BAGHDAD, Iraq – American troops detained a top Sunni religious leader for a few hours after a raid seeking terror suspects Saturday, while a bomb killed two U.S. soldiers patrolling south of Baghdad during a mammoth military operation trying to secure the capital region.
The slayings, along with the announcement of the deaths of two U.S. soldiers Friday, raised the week's toll to 16 Americans killed and underscored the dangers of the security campaign in Baghdad.
The arrest of Sheik Jamal al-Din Abdul Karim al-Dabban drew sharp protests from Sunni Arabs and was an embarrassment for Iraq's Shiite prime minister on the eve of his presentation of a reconciliation plan aimed at drawing the disaffected Sunni minority into the political process.
The influential Sunni Association of Muslim Scholars said al-Dabban was arrested with three of his sons at about 5 a.m. in Tikrit, hometown of former leader Saddam Hussein. The cleric was released about seven hours later after protests, Tikrit Gov. Hamad Humoud al-Qaisi said.
The U.S. military said it detained five people during a raid in the Tikrit area, 80 miles north of Baghdad, and later realized one was a senior religious leader, who was released.
"The security forces did not know it was a senior sheik's house when they conducted the assault," the statement said.
The military said the raid was based on intelligence that arose from the June 7 killing of Al Qaeda in Iraq's leader, Abu Musab al-Zarqawi. It said one of the suspects "was directly associated with several senior-level Al Qaeda members and reportedly plays an important role in the network between Baqouba and Tikrit."
Hundreds of people responded to calls broadcast over mosque loudspeakers to gather in front of the Tikrit governor's office to protest the detention, said Sheik Yahya Ibrahim al-Atwani, deputy head of the local chapter of the scholars' association.
The Iraqi Islamic party, the largest Sunni political group, condemned the arrest and warned it could provoke the Sunni-dominated insurgency. "The sheik represents an Islamic and national symbol and these violations could cause the security situation to deteriorate," it said.
Since losing the dominance they enjoyed until the ouster of Saddam Hussein, Sunni Arabs have been the driving force behind the insurgency, and Iraqi and American leaders are trying to draw them into politics in hopes of weakening support for the uprising.
Prime Minister Nouri al-Maliki is to present a 28-point national reconciliation plan to parliament Sunday setting out steps for preparing Iraqi forces to take control of Iraq's security and outlining an amnesty program for insurgents not involved in major bloodshed, a key politician said.
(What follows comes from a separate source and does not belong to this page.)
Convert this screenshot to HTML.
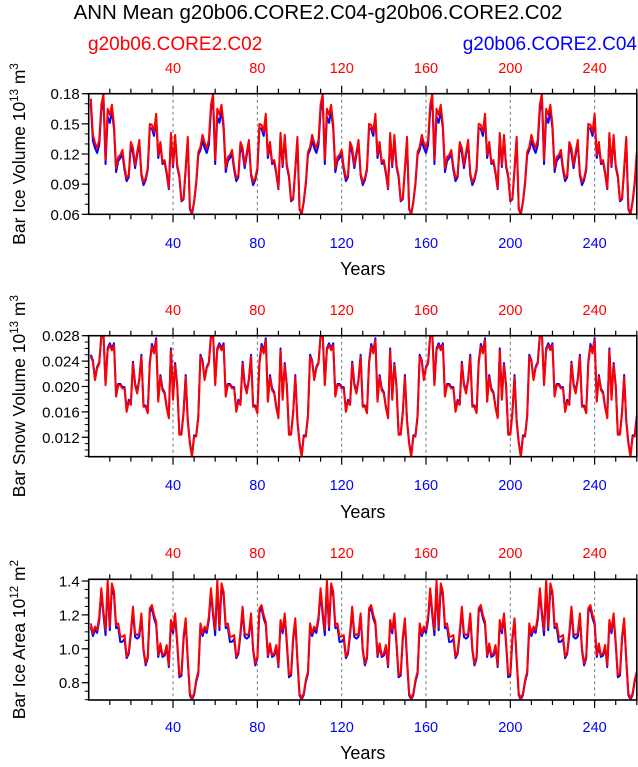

The proposal also promises to review the country's new constitution to address Sunni Arab demands and try to find a way to disband militias blamed for worsening sectarian bloodshed, according to a draft of the plan obtained earlier this week by The Associated Press and a description of the latest version by Kurdish politician Mahmoud Othman.
Shortly after taking office May 20, al-Maliki vowed to take over security issues from American and other foreign troops in all of Iraq's 18 provinces within 18 months.
That fits with the U.S.-led coalition's strategy to hand over security in certain regions while withdrawing to regional bases to stand ready in case of emergency. A final stage would involve the gradual pullout of U.S. troops from Iraq. No specific timeline has been given for that plan.
The U.S. military announced the deaths of four more American soldiers in the Multi-National Division in Baghdad, including two who were killed while patrolling on foot south of Baghdad on Saturday. The other two died Friday, one from a roadside bomb and one in a "non-combat incident" that was being investigated, a statement said.
The military did not give more details about the deaths, but U.S. forces have been increasingly visible in Baghdad recently as they fan out in support of tens of thousands of Iraqi troops trying to restore security in the capital.
Ten other U.S. soldiers were killed or found dead earlier this week, including two whose brutalized bodies were recovered Tuesday, four days after they went missing after an attack on a U.S. checkpoint in the so-called Sunni Triangle of Death south of Baghdad.
Baghdad was relatively calm a day after clashes broke out in the center of the city, forcing the prime minister to impose a curfew on the city of 6 million people, although sporadic violence was reported.
At least 11 people were killed in attacks nationwide. Among them were Maj. Gen. Mussa Hatam, the local chief of intelligence in the northern city of Kirkuk, and two of his guards, who were killed when a roadside bomb struck their car.